Jakarta – Kasus yang melibatkan Hasto Kristiyanto, Sekjen PDIP, terus mendapat sorotan tajam. Setelah hampir lima tahun sejak penyidikan dimulai pada Januari 2020, Komisi Pemberantasan Korupsi (KPK) telah mengeluarkan empat Surat Perintah Penyidikan (Sprindik) dalam perkara yang sama, yang dinilai oleh beberapa pihak sebagai langkah yang tidak biasa dan berpotensi menambah pemborosan anggaran negara.
Tim hukum PDIP dan sejumlah pengamat mengkritik langkah KPK yang dianggap tidak transparan dan diduga lebih mengarah pada agenda politik daripada penegakan hukum yang objektif.
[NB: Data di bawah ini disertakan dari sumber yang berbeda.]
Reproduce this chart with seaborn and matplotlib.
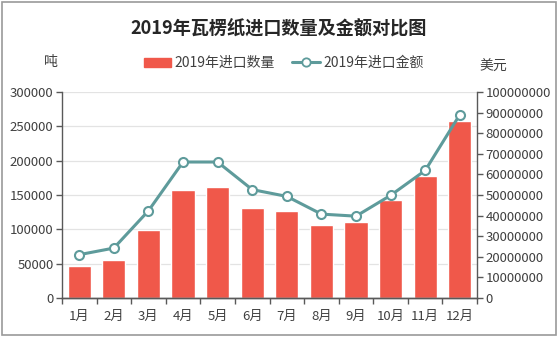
import matplotlib
matplotlib.use("Agg")
import matplotlib.pyplot as plt
from matplotlib.patches import Rectangle, Patch
from matplotlib.lines import Line2D
import seaborn as sns
import pandas as pd

months = ["1月", "2月", "3月", "4月", "5月", "6月", "7月", "8月", "9月", "10月", "11月", "12月"]
quantity_tons = [47000, 55000, 99000, 157000, 161000, 131000, 126000, 106500, 110000, 143000, 177000, 258000]
amount_usd = [21000000, 24200000, 42300000, 66000000, 66000000, 52600000, 49300000, 40700000, 39700000, 49800000, 61900000, 89000000]
left_ticks = [0, 50000, 100000, 150000, 200000, 250000, 300000]
right_ticks = [0, 10000000, 20000000, 30000000, 40000000, 50000000, 60000000, 70000000, 80000000, 90000000, 100000000]

title = "2019年瓦楞纸进口数量及金额对比图"
bar_label = "2019年进口数量"
line_label = "2019年进口金额"

BAR_COLOR = "#F0584A"
LINE_COLOR = "#5E9B9B"
AXIS_COLOR = "#595959"
TEXT_COLOR = "#404040"

sns.set_theme(style="white")
plt.rcParams["font.family"] = ["Noto Sans CJK SC", "DejaVu Sans"]

df = pd.DataFrame({"month": months, "qty": quantity_tons, "amt": amount_usd})

fig = plt.figure(figsize=(5.58, 3.37), dpi=100)
ax = fig.add_axes([0.111, 0.116, 0.744, 0.611])

sns.barplot(data=df, x="month", y="qty", color=BAR_COLOR, saturation=1,
            width=0.67, ax=ax, zorder=2)
ax.set_ylim(0, 300000)
ax.set_yticks(left_ticks)
ax.set_yticklabels([str(v) for v in left_ticks])
ax.yaxis.grid(True, color="#E3E3E3", linewidth=0.9, zorder=0)
ax.set_axisbelow(True)

ax2 = ax.twinx()
sns.pointplot(data=df, x="month", y="amt", color=LINE_COLOR, ax=ax2,
              markers="o", linewidth=2.2, markersize=6.5,
              markerfacecolor="white", markeredgecolor=LINE_COLOR,
              markeredgewidth=1.5)
ax2.set_ylim(0, 100000000)
ax2.set_yticks(right_ticks)
ax2.set_yticklabels([str(v) for v in right_ticks])

for a in (ax, ax2):
    a.set_xlim(-0.5, len(months) - 0.5)
    a.set_xlabel("")
    a.set_ylabel("")
    a.spines["top"].set_visible(False)
    for side in ("left", "right", "bottom"):
        a.spines[side].set_color(AXIS_COLOR)
        a.spines[side].set_linewidth(1.0)
ax2.spines["left"].set_visible(False)
ax.spines["right"].set_visible(False)

ax.tick_params(axis="y", which="both", left=True, length=4, width=1,
               color=AXIS_COLOR, labelsize=9.5, labelcolor=TEXT_COLOR, pad=2)
ax2.tick_params(axis="y", which="both", right=True, length=4, width=1,
                color=AXIS_COLOR, labelsize=9.5, labelcolor=TEXT_COLOR, pad=2)
ax.tick_params(axis="x", bottom=False, labelsize=9.5, labelcolor=TEXT_COLOR, pad=3)

# category separators on the bottom axis
ax.set_xticks([i + 0.5 for i in range(-1, len(months))], minor=True)
ax.tick_params(axis="x", which="minor", bottom=True, length=4, width=1, color=AXIS_COLOR)

fig.text(0.5, 0.917, title, ha="center", va="center", fontsize=13.1,
         fontweight="bold", color="#262626")
fig.text(0.091, 0.816, "吨", ha="center", va="center", fontsize=10, color=TEXT_COLOR)
fig.text(0.884, 0.801, "美元", ha="center", va="center", fontsize=10, color=TEXT_COLOR)

handles = [
    Patch(facecolor=BAR_COLOR, edgecolor=BAR_COLOR),
    Line2D([], [], color=LINE_COLOR, linewidth=2.2, marker="o", markersize=6,
           markerfacecolor="white", markeredgecolor=LINE_COLOR, markeredgewidth=1.3),
]
fig.legend(handles, [bar_label, line_label], loc="center", bbox_to_anchor=(0.508, 0.813),
           ncol=2, frameon=False, fontsize=10, handlelength=2.0, handleheight=0.6,
           columnspacing=1.3, handletextpad=0.2, labelcolor=TEXT_COLOR)

fig.add_artist(Rectangle((0.004, 0.006), 0.992, 0.988, transform=fig.transFigure,
                         fill=False, edgecolor="#9A9A9A", linewidth=1.2))

fig.savefig("out.png", dpi=100, facecolor="white")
Pihak PDIP menilai, pengeluaran empat Sprindik dalam satu kasus menjadi bukti adanya perbedaan pendapat di internal KPK. Mereka juga mempertanyakan besarnya biaya yang dikeluarkan untuk menangani kasus ini, termasuk anggaran yang digunakan untuk pencarian Harun Masiku, tersangka yang hingga kini masih buron.
Kritik terhadap Prosedur dan Bukti yang Tidak Jelas
Tim hukum PDIP menyoroti ketidaksesuaian prosedur yang diambil oleh KPK dalam penggeledahan dan penyitaan barang-barang milik Hasto. Dalam proses ini, KPK sempat menyita sejumlah barang, termasuk flashdisk dan buku kecil, namun tidak pernah memberikan penjelasan secara transparan mengenai hubungan barang-barang tersebut dengan perkara yang sedang ditangani. Hal ini menambah kecurigaan bahwa penyidikan ini lebih dipengaruhi oleh motif politik daripada kebutuhan hukum yang jelas.
Sementara itu, saksi-saksi yang telah dipanggil dalam kasus ini, seperti Wahyu Setiawan, menyatakan bahwa mereka tidak memberikan keterangan baru yang mendukung dugaan keterlibatan Hasto dalam tindak pidana suap. Bahkan, tim hukum Hasto mempertanyakan motif dari penyidikan ini, mengingat tidak ada bukti yang kuat yang mengarah pada keterlibatannya dalam suap terkait dengan Harun Masiku, yang diduga terlibat dalam pemberian suap untuk pemilihan anggota KPU.